Rector’s Reflections 14 June 2009

Tomorrow the Australian Church remembers Evelyn Underhill [1875-1941] English spiritual writer and pacifist.

Born at the height of the Victorian era and living into the darkest days of the second world war, her life spans the apogee and the decline of the British Empire. She was writing at a time of huge spiritual interest at home and abroad, when the church, in all its forms, was influential with governments and formative of public opinion. Her greatest work Mysticism was published in 1911 and is still in print.

Culture constantly changes. The 20th Century did great damage to the spiritual content of public discourse. The popular culture turned away from “high-mindedness” to become self absorbed and cynical. Interest in spirituality waned as the trappings of the consumer economy replaced the joys of the arts and the life of the community. The Underhill’s of this world were forgotten. But the trauma of two world wars, the threat of nuclear annihilation, and the fascination with technology all are passing moments. A new reality is emerging in which these events are put into perspective. They are givens in the new reality, but they are not the context in which that reality is experienced.
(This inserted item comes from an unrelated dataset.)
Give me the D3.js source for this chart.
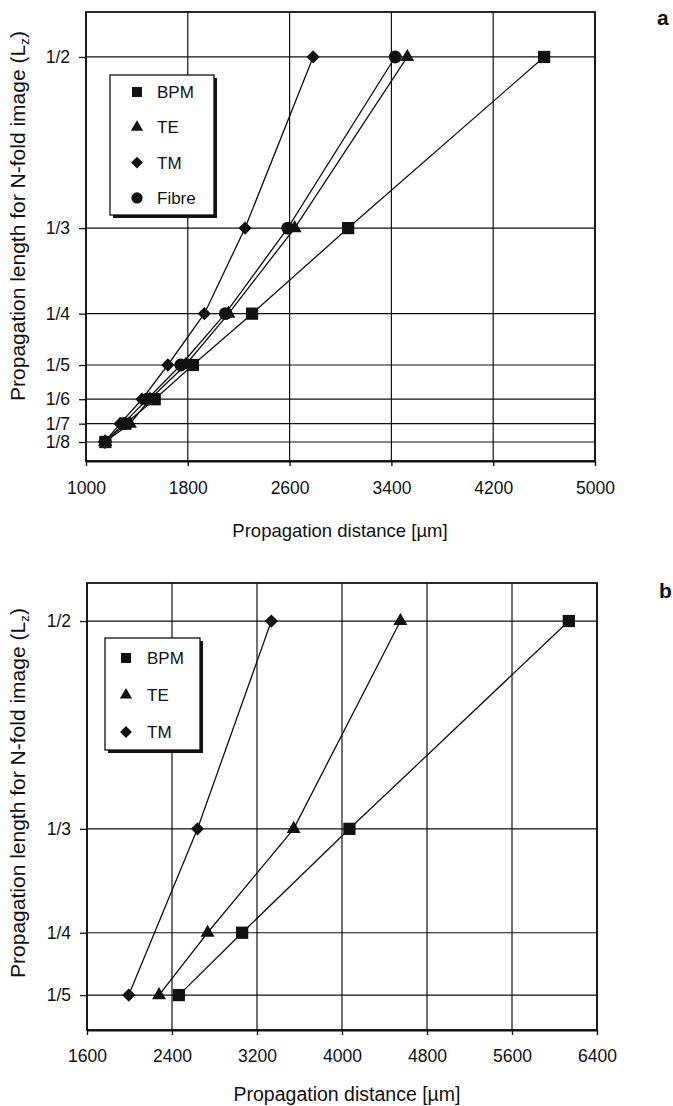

The context is spiritual. Without the spiritual sense of who and what we are the rest is meaningless. The spiritual writers of every age draw attention to it, interpreting again what we already know for a new age. Underhill was writing for the Edwardians. Today’s writers address the post-modernist age. The former had a sense of certainty we cannot know. For us all is contingent, provisional, tentative.

Yet Underhill spent the whole of her life searching for the core of meaning. She was looking for the God whom she knew was there, and whom she glimpsed often enough to keep in touch with. The superficial certainty of the Edwardian age did not mask the deep mystery of God, did not seduce her to think she finally knew it all. She would have understood the postmodernist angst.

We have much for which to thank the spiritual writers. From St John the evangelist, St Augustine, St Francis of Assisi, Thomas á Kempis, John  Wesley and Evelyn Underhill, we have learned how to relate to the God who surrounds us, love us, and sets us free.